WeTransfer can still be the right tool for quick sharing. It just shouldn’t be treated as a managed file transfer platform.
SFTP To Go considerations
SFTP To Go is a stronger business file transfer option, but it is not the right choice for every casual sender.
If a user only needs to send a file once, WeTransfer may feel lighter.
SFTP To Go makes more sense when the file process needs any of the following:
- Recurring uploads or downloads
- Partner access
- Vendor folders
- Protocol-based transfer
- SFTP or FTPS support
- Machine-to-machine exchange
- Audit logs
- Permission controls
- API management
- Webhooks
- Compliance-aligned configuration
- Longer-term storage and file organization
- Business support around file exchange
There may also be initial setup work, especially if your team needs custom domains, API workflows, network rules, separate partner directories, or integration with iPaaS tools.
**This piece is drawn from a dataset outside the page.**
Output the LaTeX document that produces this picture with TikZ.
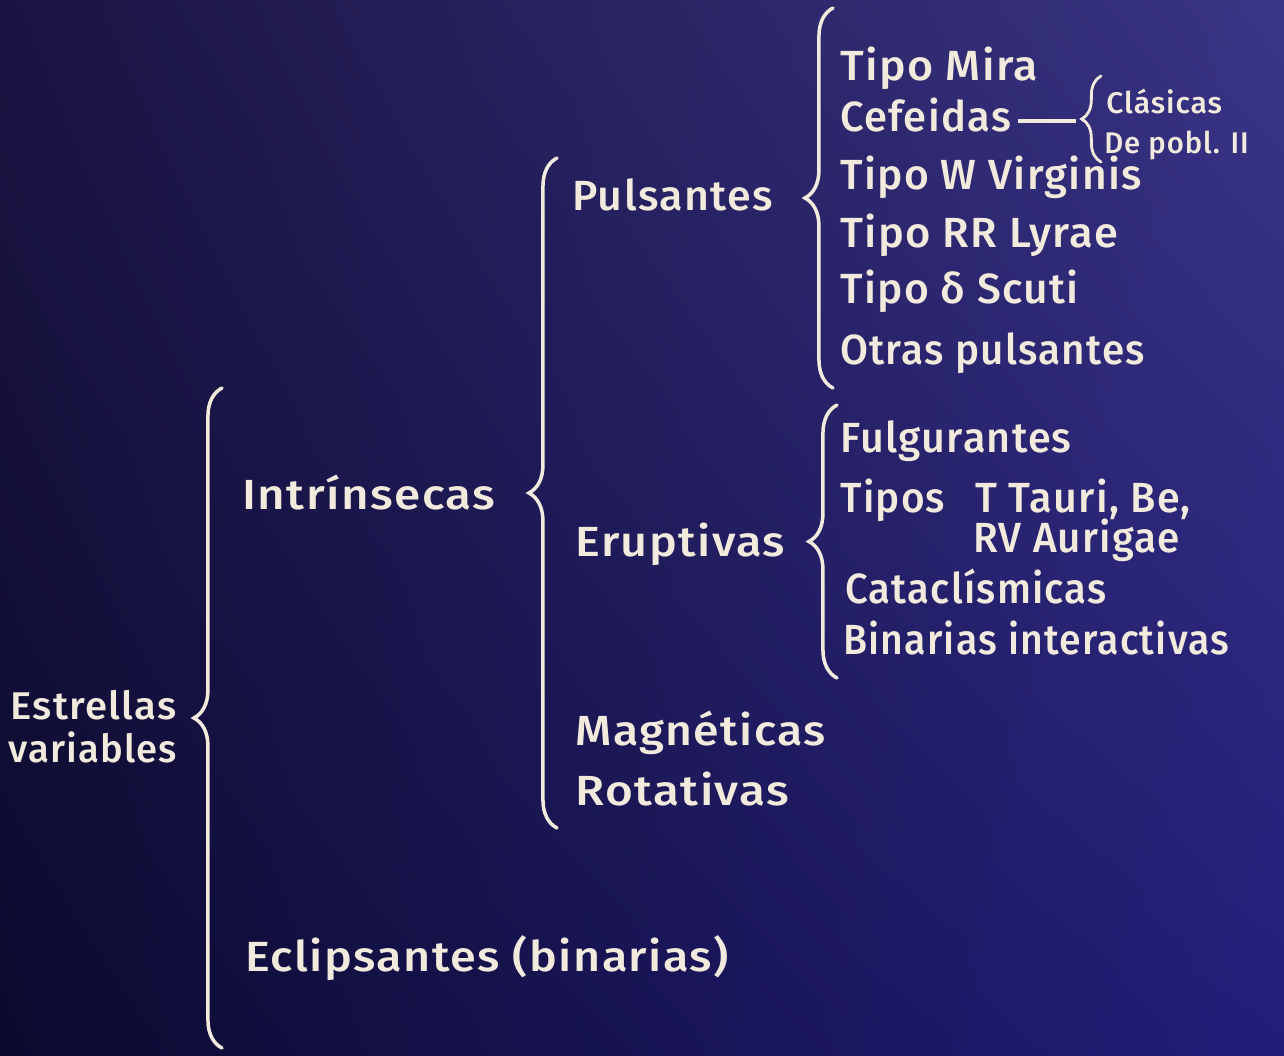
\documentclass[tikz,border=0pt]{standalone}
\usepackage{fontspec}
\setmainfont{Fira Sans Medium}[LetterSpace=3]
\usetikzlibrary{decorations.pathreplacing,shadings}
\definecolor{ink}{HTML}{F2EBDD}
\definecolor{bgUL}{HTML}{1A1442}
\definecolor{bgUR}{HTML}{3A3585}
\definecolor{bgLL}{HTML}{0B0A2E}
\definecolor{bgLR}{HTML}{231D7A}
\newcommand{\hsc}[2]{\scalebox{#1}[1]{#2}}
\begin{document}
\begin{tikzpicture}[x=0.02cm,y=-0.02cm,
  lbl/.style={text=ink, inner sep=0pt, anchor=mid west, font=\fontsize{24}{28}\selectfont},
  smalllbl/.style={text=ink, inner sep=0pt, anchor=mid west, font=\fontsize{17}{20}\selectfont},
  rootlbl/.style={text=ink, inner sep=0pt, anchor=mid west, font=\fontsize{22}{26}\selectfont},
  brc/.style={draw=ink, line width=2pt, line cap=round, decorate, decoration={brace, amplitude=16pt}},
  smallbrc/.style={draw=ink, line width=1.6pt, line cap=round, decorate, decoration={brace, amplitude=11pt}},
  dashline/.style={draw=ink, line width=1.8pt}]
\useasboundingbox (0,0) rectangle (1284,1055);
\shade[upper left=bgUL, upper right=bgUR, lower left=bgLL, lower right=bgLR] (0,0) rectangle (1284,1055);

% root
\node[rootlbl] (est) at (10,715) {\hsc{1.04}{Estrellas}};
\node[rootlbl] (var) at (8,758) {\hsc{0.99}{variables}};

% level 1
\draw[brc] (222,1048) -- (222,388);
\node[lbl] (intr) at (242,505) {\hsc{1.13}{Intrínsecas}};
\node[lbl] (ecl) at (245,967) {\hsc{1.11}{Eclipsantes (binarias)}};

% level 2
\draw[brc] (557,828) -- (557,158);
\node[lbl] (puls) at (572,206) {\hsc{1.02}{Pulsantes}};
\node[lbl] (erup) at (575,552) {\hsc{1.11}{Eruptivas}};
\node[lbl] (magn) at (575,741) {\hsc{1.10}{Magnéticas}};
\node[lbl] (rota) at (575,801) {\hsc{1.13}{Rotativas}};

% pulsantes
\draw[brc] (833,388) -- (833,8);
\node[lbl] (mira) at (840,76) {\hsc{1.06}{Tipo Mira}};
\node[lbl] (cef) at (840,127) {\hsc{0.99}{Cefeidas}};
\node[lbl] (wvir) at (840,185) {\hsc{1.01}{Tipo W Virginis}};
\node[lbl] (rrly) at (840,243) {\hsc{1.03}{Tipo RR Lyrae}};
\node[lbl] (dsct) at (840,299) {\hsc{1.01}{Tipo δ Scuti}};
\node[lbl] (otras) at (840,360) {\hsc{0.96}{Otras pulsantes}};

% cefeidas
\coordinate (cefb) at (1076,121);
\draw[smallbrc] (1101,162) -- (1101,76);
\draw[dashline] ([xshift=4pt]cef.mid east |- cefb) -- (cefb);
\node[smalllbl] (clas) at (1106,109) {\hsc{1.01}{Clásicas}};
\node[smalllbl] (pobl) at (1104,149) {\hsc{0.98}{De pobl. II}};

% eruptivas
\draw[brc] (837,678) -- (837,405);
\node[lbl] (fulg) at (840,448) {\hsc{0.98}{Fulgurantes}};
\node[lbl] (tipos) at (840,508) {\hsc{0.96}{Tipos}};
\node[lbl] (ttau) at (975,508) {\hsc{0.98}{T Tauri, Be,}};
\node[lbl] (rvau) at (973,548) {\hsc{0.96}{RV Aurigae}};
\node[lbl] (cata) at (845,599) {\hsc{0.95}{Cataclísmicas}};
\node[lbl] (bina) at (843,650) {\hsc{0.93}{Binarias interactivas}};
\end{tikzpicture}
\end{document}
That setup is part of the value. The goal is not just to send a file. It is to build a secure file transfer environment that your team can trust.
When SFTP To Go is the better WeTransfer alternative
SFTP To Go is the better WeTransfer alternative when file transfer is part of a business process.
That includes:
- Finance teams exchanging payment, reconciliation, or reporting files
- Healthcare teams exchanging PHI or operational documents
- Software teams receiving customer exports or vendor data
- Logistics teams exchanging shipment and inventory files
- Retail teams managing supplier documents
- SaaS teams supporting customer file workflows
- Organizations that need MFT controls without self-hosting
- Teams that need SFTP, FTPS, HTTPS, and S3-backed storage in one service
For finance-specific workflows, see financial EDI with managed SFTP and MFT for banks and financial institutions.
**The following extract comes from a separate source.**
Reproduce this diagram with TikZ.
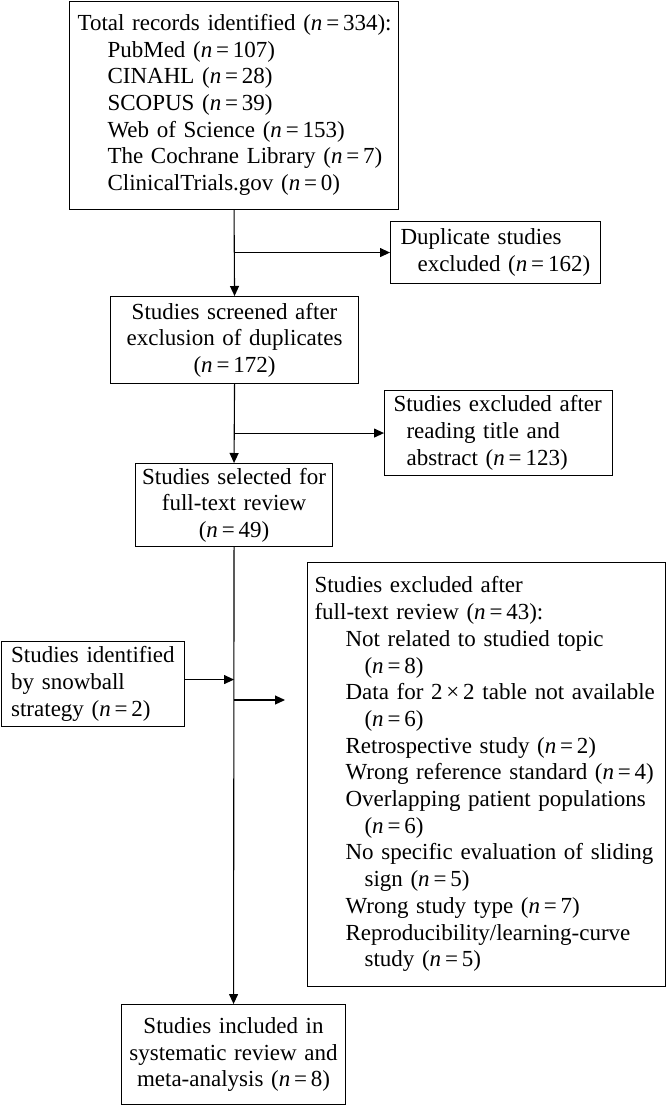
\documentclass[tikz,border=0pt]{standalone}
\usepackage{fontspec}
\setmainfont{Liberation Serif}
\usetikzlibrary{arrows.meta}
\newcommand\nn[1]{(\textit{n}\,=\,#1)}
\newcommand\ind[1]{\hspace*{#1pt}}
\begin{document}
\begin{tikzpicture}[x=1pt,y=-1pt,
  box/.style={draw, line width=1.1pt, inner ysep=0pt, anchor=north west,
    font=\fontsize{23}{26.7}\selectfont},
  arr/.style={line width=1.1pt, -{Triangle[length=10pt,width=9pt]}}]
\useasboundingbox (0,0) rectangle (666,1105);
% boxes
\node[box, inner xsep=8pt, text width=313pt, minimum height=208pt, align=left] (b1) at (69,0.6)
 {\begin{tabular}{@{}l@{}}
 Total records identified \nn{334}:\\
 \ind{30}PubMed \nn{107}\\
 \ind{30}CINAHL \nn{28}\\
 \ind{30}SCOPUS \nn{39}\\
 \ind{30}Web of Science \nn{153}\\
 \ind{30}The Cochrane Library \nn{7}\\
 \ind{30}ClinicalTrials.gov \nn{0}
 \end{tabular}};
\node[box, inner xsep=10pt, text width=190pt, minimum height=62pt, align=left] (dup) at (390,221)
 {\begin{tabular}{@{}l@{}}
 Duplicate studies\\
 \ind{17}excluded \nn{162}
 \end{tabular}};
\node[box, inner xsep=6pt, text width=236pt, minimum height=87pt, align=center] (b2) at (110,296)
 {Studies screened after\\exclusion of duplicates\\\nn{172}};
\node[box, inner xsep=9pt, text width=210pt, minimum height=85pt, align=left] (rd) at (384,390)
 {\begin{tabular}{@{}l@{}}
 Studies excluded after\\
 \ind{13}reading title and\\
 \ind{13}abstract \nn{123}
 \end{tabular}};
\node[box, inner xsep=6pt, text width=185pt, minimum height=83pt, align=center] (b3) at (135,463)
 {Studies selected for\\full-text review\\\nn{49}};
\node[box, inner xsep=7pt, text width=344pt, minimum height=424pt, align=left] (ft) at (307,562)
 {\begin{tabular}{@{}l@{}}
 Studies excluded after\\
 full-text review \nn{43}:\\
 \ind{31}Not related to studied topic\\
 \ind{50}\nn{8}\\
 \ind{31}Data for 2\,×\,2 table not available\\
 \ind{50}\nn{6}\\
 \ind{31}Retrospective study \nn{2}\\
 \ind{31}Wrong reference standard \nn{4}\\
 \ind{31}Overlapping patient populations\\
 \ind{50}\nn{6}\\
 \ind{31}No specific evaluation of sliding\\
 \ind{50}sign \nn{5}\\
 \ind{31}Wrong study type \nn{7}\\
 \ind{31}Reproducibility/learning-curve\\
 \ind{50}study \nn{5}
 \end{tabular}};
\node[box, inner xsep=10pt, text width=163pt, minimum height=85pt, align=left] (sb) at (0.6,641)
 {\begin{tabular}{@{}l@{}}
 Studies identified\\
 by snowball\\
 strategy \nn{2}
 \end{tabular}};
\node[box, inner xsep=6pt, text width=212pt, minimum height=100pt, align=center] (b4) at (121,1004)
 {Studies included in\\systematic review and\\meta-analysis \nn{8}};
\coordinate (ftin) at (285,700);
% connectors
\draw[arr] (b1.south) -- (b2.north);
\draw[arr] (b1.south |- dup.west) -- (dup.west);
\draw[arr] (b2.south) -- (b3.north);
\draw[arr] (b2.south |- rd.west) -- (rd.west);
\draw[arr] (b3.south) -- (b4.north);
\draw[arr] ([yshift=4.5pt]sb.east) -- ([yshift=4.5pt]sb.east -| b3.south);
\draw[arr] (b3.south |- ftin) -- (ftin);
\end{tikzpicture}
\end{document}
For healthcare-specific workflows, see healthcare EDI with managed SFTP and MFT platforms for healthcare and HIPAA.
For teams comparing secure transfer tools, see SFTP To Go vs. Couchdrop and SFTP To Go vs. Files.com.

In conclusion
WeTransfer is a strong file-sharing service for quick sends, client handoffs, and short-term transfer links.
SFTP To Go is a stronger WeTransfer alternative for businesses that need controlled file exchange, protocol access, partner folders, audit logs, automation, compliance support, and secure storage.
The difference is not just file size. It is the difference between sending files and managing file transfer.
When files are occasional, WeTransfer may be enough. When files are part of operations, SFTP To Go gives teams the controls they need to receive, store, share, track, and automate file movement with less infrastructure burden.
For businesses that need secure file transfer without maintaining servers, SFTP To Go provides managed SFTP, FTPS, HTTPS web portal access, Amazon S3-backed storage, APIs, webhooks, audit logs, and user-level access controls in one managed environment.
Frequently asked questions
What is the best WeTransfer alternative for business file transfer?
The best WeTransfer alternative depends on what the business needs. For quick link-based file sharing, several tools can work. For secure business file transfer with SFTP, FTPS, audit logs, user permissions, cloud storage, APIs, webhooks, and compliance-aligned workflows, SFTP To Go is a stronger option.
How is SFTP To Go different from WeTransfer?
WeTransfer is mainly a file-sharing service for sending transfer links. SFTP To Go is a managed file transfer platform that supports SFTP, FTPS, HTTPS web portal access, Amazon S3-backed storage, user permissions, audit logs, APIs, webhooks, and partner file workflows.
Is SFTP To Go more secure than WeTransfer?
SFTP To Go provides business-focused security controls such as encrypted transfer, encrypted storage, SSH key authentication, MFA for web portal access, folder permissions, home directory restrictions, inbound network rules on eligible plans, audit logs, and compliance support. WeTransfer also offers security features, but it is centered on protected transfer links rather than managed file transfer operations.
Does SFTP To Go support large file transfers?
Yes. SFTP To Go supports large file transfer workflows through SFTP, FTPS, HTTPS, and Amazon S3-backed storage. Usage is managed through plan resources such as storage and bandwidth rather than a single link-based transfer model.
Can SFTP To Go replace WeTransfer for teams?
SFTP To Go can replace WeTransfer when a team needs recurring file exchange, partner folders, user permissions, audit logs, automation, SFTP or FTPS access, and secure storage. If the team only needs occasional transfer links, WeTransfer may still be enough.
Does SFTP To Go offer audit logs?
Yes. SFTP To Go provides audit logs for file and access activity, including uploads, downloads, deletions, login attempts, failed access, and related events. Audit logs can help teams review file activity and support security or compliance processes.
Can SFTP To Go integrate with other systems?
Yes. SFTP To Go supports integrations through SFTP, FTPS, HTTPS, REST API access, webhooks, notifications, and S3 API access on eligible plans. It can also work with iPaaS and automation tools such as Power Automate, Workato, Boomi, MuleSoft, and similar platforms.
Is WeTransfer suitable for regulated file workflows?
WeTransfer can support protected file sending, but regulated workflows often need more than transfer links. Teams may need user-level access, folder permissions, audit logs, retention planning, network restrictions, secure protocols, and documented operational controls. SFTP To Go is designed for those managed file transfer requirements.
When should a business use managed file transfer instead of WeTransfer?
A business should consider managed file transfer when file exchange is recurring, sensitive, regulated, partner-driven, system-driven, or operationally important. MFT is better suited to workflows that need access control, audit records, automation, protocol support, and secure storage.